## SUPPLIED MATERIAL
---*---
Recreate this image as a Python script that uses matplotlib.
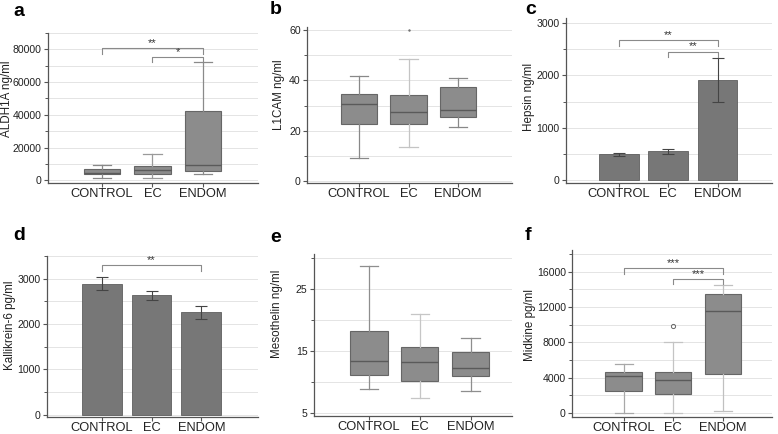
import matplotlib
matplotlib.use("Agg")
import matplotlib.pyplot as plt
from matplotlib.ticker import MultipleLocator, FixedLocator

plt.rcParams["font.family"] = ["Liberation Sans", "DejaVu Sans"]

CATS = ["CONTROL", "EC", "ENDOM"]

# a: ALDH1A boxplot
aldh_lo  = [1600, 1600, 3500]
aldh_q1  = [3700, 3700, 5700]
aldh_med = [4500, 6500, 9000]
aldh_q3  = [7100, 8800, 42400]
aldh_hi  = [9600, 16100, 72000]

# b: L1CAM boxplot
l1_lo  = [9.1, 13.5, 21.4]
l1_q1  = [22.6, 22.6, 25.6]
l1_med = [30.7, 27.3, 28.1]
l1_q3  = [34.4, 34.1, 37.5]
l1_hi  = [41.6, 48.4, 41.0]
l1_out = [[], [60], []]

# c: Hepsin bars (mean, error)
hep_mean = [495, 555, 1910]
hep_err  = [35, 45, 410]

# d: Kallikrein-6 bars
klk_mean = [2890, 2635, 2262]
klk_err  = [147, 100, 143]

# e: Mesothelin boxplot
mes_lo  = [8.9, 7.4, 8.5]
mes_q1  = [11.05, 10.1, 10.95]
mes_med = [13.4, 13.2, 12.2]
mes_q3  = [18.2, 15.65, 14.8]
mes_hi  = [28.6, 20.9, 17.05]

# f: Midkine boxplot
mdk_lo  = [40, 40, 230]
mdk_q1  = [2450, 2190, 4440]
mdk_med = [4140, 3690, 11600]
mdk_q3  = [4670, 4670, 13440]
mdk_hi  = [5540, 8020, 14460]
mdk_out = [[], [9870], []]

# significance brackets: (from, to, height, tail end, stars)
sig_a = [(0, 2, 80600, 77000, "**"), (1, 2, 75100, 72000, "*")]
sig_c = [(0, 2, 2662, 2553, "**"), (1, 2, 2451, 2349, "**")]
sig_d = [(0, 2, 3309, 3162, "**")]
sig_f = [(0, 2, 16378, 15740, "***"), (1, 2, 15210, 14600, "***")]

W, H = 778, 434
fig = plt.figure(figsize=(W / 100, H / 100), dpi=100)


def add_ax(l, t, r, b):
    return fig.add_axes([l / W, 1 - b / H, (r - l) / W, (b - t) / H])


def style(ax, ylim, xlim, major, minor, label, lab_xy, fixed=None):
    ax.set_ylim(*ylim)
    ax.set_xlim(*xlim)
    if fixed:
        ax.yaxis.set_major_locator(FixedLocator(fixed[0]))
        ax.yaxis.set_minor_locator(FixedLocator(fixed[1]))
    else:
        ax.yaxis.set_major_locator(MultipleLocator(major))
        ax.yaxis.set_minor_locator(MultipleLocator(minor))
    ax.set_xticks(range(3))
    ax.set_xticklabels(CATS)
    for s in ["top", "right"]:
        ax.spines[s].set_visible(False)
    for s in ["left", "bottom"]:
        ax.spines[s].set_color("#555555")
        ax.spines[s].set_linewidth(0.9)
    ax.tick_params(axis="y", which="major", labelsize=7.6, length=3, width=0.8,
                   color="#555555", pad=1.5, labelcolor="#222222")
    ax.tick_params(axis="y", which="minor", length=2, width=0.7, color="#555555")
    ax.tick_params(axis="x", labelsize=9.3, length=3, width=0.8, color="#555555",
                   pad=0.8, labelcolor="#222222")
    ax.yaxis.grid(True, which="both", color="#e4e4e4", lw=0.7)
    ax.set_axisbelow(True)
    ax.set_ylabel(label, fontsize=8.4, color="#222222")
    ax.yaxis.set_label_coords(*lab_xy)
    return ax


def panel_letter(x, y, s):
    fig.text(x / W, 1 - y / H, s, fontsize=14, fontweight="bold", va="center", ha="left")


def boxes(ax, lo, q1, med, q3, hi, whis_cols, out=None, ms=3):
    stats = []
    for i in range(3):
        stats.append(dict(whislo=lo[i], q1=q1[i], med=med[i], q3=q3[i], whishi=hi[i],
                          fliers=out[i] if out else []))
    bp = ax.bxp(stats, positions=range(3), widths=0.73, patch_artist=True,
                boxprops=dict(facecolor="#8c8c8c", edgecolor="#666666", lw=0.8),
                medianprops=dict(color="#5a5a5a", lw=1.0),
                whiskerprops=dict(color="#8a8a8a", lw=0.9),
                capprops=dict(color="#8a8a8a", lw=0.9),
                flierprops=dict(marker="o", mfc="none", mec="#666666", ms=ms, mew=0.7))
    for i, c in enumerate(whis_cols):
        for k in (2 * i, 2 * i + 1):
            bp["whiskers"][k].set_color(c)
            bp["caps"][k].set_color(c)
    return bp


def bars(ax, mean, err):
    ax.bar(range(3), mean, width=0.8, color="#777777", edgecolor="#5e5e5e", lw=0.6,
           yerr=err, capsize=4.5, error_kw=dict(ecolor="#444444", elinewidth=0.8, capthick=0.8))


def brackets(ax, sig):
    for i, j, y, tail, s in sig:
        ax.plot([i, i, j, j], [tail, y, y, tail], color="#8a8a8a", lw=0.8)
        ax.text((i + j) / 2, y, s, ha="center", va="bottom", fontsize=8, color="#333333")


# a
ax = add_ax(48, 33, 258, 183)
boxes(ax, aldh_lo, aldh_q1, aldh_med, aldh_q3, aldh_hi, ["#888888", "#9a9a9a", "#8a8a8a"])
brackets(ax, sig_a)
style(ax, (-1700, 90000), (-1.07, 3.09), 20000, 10000, "ALDH1A ng/ml", (-0.167, 0.56))
panel_letter(13, 11, "a")

# b
ax = add_ax(307, 27, 512, 183)
boxes(ax, l1_lo, l1_q1, l1_med, l1_q3, l1_hi, ["#888888", "#c4c4c4", "#888888"], l1_out, ms=1)
style(ax, (-0.6, 61), (-1.05, 3.09), 20, 10, "L1CAM ng/ml", (-0.107, 0.564))
panel_letter(270, 9, "b")

# c
ax = add_ax(566, 18, 772, 183)
bars(ax, hep_mean, hep_err)
brackets(ax, sig_c)
style(ax, (-50, 3090), (-1.07, 3.1), 1000, 500, "Hepsin ng/ml", (-0.15, 0.52))
panel_letter(525, 10, "c")

# d
ax = add_ax(47, 256, 258, 417)
bars(ax, klk_mean, klk_err)
brackets(ax, sig_d)
style(ax, (-50, 3500), (-1.1, 3.14), 1000, 500, "Kallikrein-6 pg/ml", (-0.145, 0.57))
panel_letter(13, 235, "d")

# e
ax = add_ax(314, 254, 512, 416)
boxes(ax, mes_lo, mes_q1, mes_med, mes_q3, mes_hi, ["#8e8e8e", "#c6c6c6", "#8e8e8e"])
style(ax, (4.5, 30.6), (-1.08, 2.81), None, None, "Mesothelin ng/ml", (-0.157, 0.63),
      fixed=([5, 15, 25], [10, 20, 30]))
panel_letter(270, 237, "e")

# f
ax = add_ax(572, 250, 772, 417)
boxes(ax, mdk_lo, mdk_q1, mdk_med, mdk_q3, mdk_hi, ["#a8a8a8", "#c4c4c4", "#c0c0c0"], mdk_out)
brackets(ax, sig_f)
style(ax, (-450, 18450), (-1.04, 2.99), 4000, 2000, "Midkine pg/ml", (-0.178, 0.55))
panel_letter(525, 235, "f")

fig.savefig("out.png", dpi=100)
---*---
## DO THIS
Every line should be retyped exactly, with the pictures omitted.

## REPLY TO THE EXERCISE
Recreate this image as a Python script that uses matplotlib.
import matplotlib
matplotlib.use("Agg")
import matplotlib.pyplot as plt
from matplotlib.ticker import MultipleLocator, FixedLocator

plt.rcParams["font.family"] = ["Liberation Sans", "DejaVu Sans"]

CATS = ["CONTROL", "EC", "ENDOM"]

# a: ALDH1A boxplot
aldh_lo  = [1600, 1600, 3500]
aldh_q1  = [3700, 3700, 5700]
aldh_med = [4500, 6500, 9000]
aldh_q3  = [7100, 8800, 42400]
aldh_hi  = [9600, 16100, 72000]

# b: L1CAM boxplot
l1_lo  = [9.1, 13.5, 21.4]
l1_q1  = [22.6, 22.6, 25.6]
l1_med = [30.7, 27.3, 28.1]
l1_q3  = [34.4, 34.1, 37.5]
l1_hi  = [41.6, 48.4, 41.0]
l1_out = [[], [60], []]

# c: Hepsin bars (mean, error)
hep_mean = [495, 555, 1910]
hep_err  = [35, 45, 410]

# d: Kallikrein-6 bars
klk_mean = [2890, 2635, 2262]
klk_err  = [147, 100, 143]

# e: Mesothelin boxplot
mes_lo  = [8.9, 7.4, 8.5]
mes_q1  = [11.05, 10.1, 10.95]
mes_med = [13.4, 13.2, 12.2]
mes_q3  = [18.2, 15.65, 14.8]
mes_hi  = [28.6, 20.9, 17.05]

# f: Midkine boxplot
mdk_lo  = [40, 40, 230]
mdk_q1  = [2450, 2190, 4440]
mdk_med = [4140, 3690, 11600]
mdk_q3  = [4670, 4670, 13440]
mdk_hi  = [5540, 8020, 14460]
mdk_out = [[], [9870], []]

# significance brackets: (from, to, height, tail end, stars)
sig_a = [(0, 2, 80600, 77000, "**"), (1, 2, 75100, 72000, "*")]
sig_c = [(0, 2, 2662, 2553, "**"), (1, 2, 2451, 2349, "**")]
sig_d = [(0, 2, 3309, 3162, "**")]
sig_f = [(0, 2, 16378, 15740, "***"), (1, 2, 15210, 14600, "***")]

W, H = 778, 434
fig = plt.figure(figsize=(W / 100, H / 100), dpi=100)


def add_ax(l, t, r, b):
    return fig.add_axes([l / W, 1 - b / H, (r - l) / W, (b - t) / H])


def style(ax, ylim, xlim, major, minor, label, lab_xy, fixed=None):
    ax.set_ylim(*ylim)
    ax.set_xlim(*xlim)
    if fixed:
        ax.yaxis.set_major_locator(FixedLocator(fixed[0]))
        ax.yaxis.set_minor_locator(FixedLocator(fixed[1]))
    else:
        ax.yaxis.set_major_locator(MultipleLocator(major))
        ax.yaxis.set_minor_locator(MultipleLocator(minor))
    ax.set_xticks(range(3))
    ax.set_xticklabels(CATS)
    for s in ["top", "right"]:
        ax.spines[s].set_visible(False)
    for s in ["left", "bottom"]:
        ax.spines[s].set_color("#555555")
        ax.spines[s].set_linewidth(0.9)
    ax.tick_params(axis="y", which="major", labelsize=7.6, length=3, width=0.8,
                   color="#555555", pad=1.5, labelcolor="#222222")
    ax.tick_params(axis="y", which="minor", length=2, width=0.7, color="#555555")
    ax.tick_params(axis="x", labelsize=9.3, length=3, width=0.8, color="#555555",
                   pad=0.8, labelcolor="#222222")
    ax.yaxis.grid(True, which="both", color="#e4e4e4", lw=0.7)
    ax.set_axisbelow(True)
    ax.set_ylabel(label, fontsize=8.4, color="#222222")
    ax.yaxis.set_label_coords(*lab_xy)
    return ax


def panel_letter(x, y, s):
    fig.text(x / W, 1 - y / H, s, fontsize=14, fontweight="bold", va="center", ha="left")


def boxes(ax, lo, q1, med, q3, hi, whis_cols, out=None, ms=3):
    stats = []
    for i in range(3):
        stats.append(dict(whislo=lo[i], q1=q1[i], med=med[i], q3=q3[i], whishi=hi[i],
                          fliers=out[i] if out else []))
    bp = ax.bxp(stats, positions=range(3), widths=0.73, patch_artist=True,
                boxprops=dict(facecolor="#8c8c8c", edgecolor="#666666", lw=0.8),
                medianprops=dict(color="#5a5a5a", lw=1.0),
                whiskerprops=dict(color="#8a8a8a", lw=0.9),
                capprops=dict(color="#8a8a8a", lw=0.9),
                flierprops=dict(marker="o", mfc="none", mec="#666666", ms=ms, mew=0.7))
    for i, c in enumerate(whis_cols):
        for k in (2 * i, 2 * i + 1):
            bp["whiskers"][k].set_color(c)
            bp["caps"][k].set_color(c)
    return bp


def bars(ax, mean, err):
    ax.bar(range(3), mean, width=0.8, color="#777777", edgecolor="#5e5e5e", lw=0.6,
           yerr=err, capsize=4.5, error_kw=dict(ecolor="#444444", elinewidth=0.8, capthick=0.8))


def brackets(ax, sig):
    for i, j, y, tail, s in sig:
        ax.plot([i, i, j, j], [tail, y, y, tail], color="#8a8a8a", lw=0.8)
        ax.text((i + j) / 2, y, s, ha="center", va="bottom", fontsize=8, color="#333333")


# a
ax = add_ax(48, 33, 258, 183)
boxes(ax, aldh_lo, aldh_q1, aldh_med, aldh_q3, aldh_hi, ["#888888", "#9a9a9a", "#8a8a8a"])
brackets(ax, sig_a)
style(ax, (-1700, 90000), (-1.07, 3.09), 20000, 10000, "ALDH1A ng/ml", (-0.167, 0.56))
panel_letter(13, 11, "a")

# b
ax = add_ax(307, 27, 512, 183)
boxes(ax, l1_lo, l1_q1, l1_med, l1_q3, l1_hi, ["#888888", "#c4c4c4", "#888888"], l1_out, ms=1)
style(ax, (-0.6, 61), (-1.05, 3.09), 20, 10, "L1CAM ng/ml", (-0.107, 0.564))
panel_letter(270, 9, "b")

# c
ax = add_ax(566, 18, 772, 183)
bars(ax, hep_mean, hep_err)
brackets(ax, sig_c)
style(ax, (-50, 3090), (-1.07, 3.1), 1000, 500, "Hepsin ng/ml", (-0.15, 0.52))
panel_letter(525, 10, "c")

# d
ax = add_ax(47, 256, 258, 417)
bars(ax, klk_mean, klk_err)
brackets(ax, sig_d)
style(ax, (-50, 3500), (-1.1, 3.14), 1000, 500, "Kallikrein-6 pg/ml", (-0.145, 0.57))
panel_letter(13, 235, "d")

# e
ax = add_ax(314, 254, 512, 416)
boxes(ax, mes_lo, mes_q1, mes_med, mes_q3, mes_hi, ["#8e8e8e", "#c6c6c6", "#8e8e8e"])
style(ax, (4.5, 30.6), (-1.08, 2.81), None, None, "Mesothelin ng/ml", (-0.157, 0.63),
      fixed=([5, 15, 25], [10, 20, 30]))
panel_letter(270, 237, "e")

# f
ax = add_ax(572, 250, 772, 417)
boxes(ax, mdk_lo, mdk_q1, mdk_med, mdk_q3, mdk_hi, ["#a8a8a8", "#c4c4c4", "#c0c0c0"], mdk_out)
brackets(ax, sig_f)
style(ax, (-450, 18450), (-1.04, 2.99), 4000, 2000, "Midkine pg/ml", (-0.178, 0.55))
panel_letter(525, 235, "f")

fig.savefig("out.png", dpi=100)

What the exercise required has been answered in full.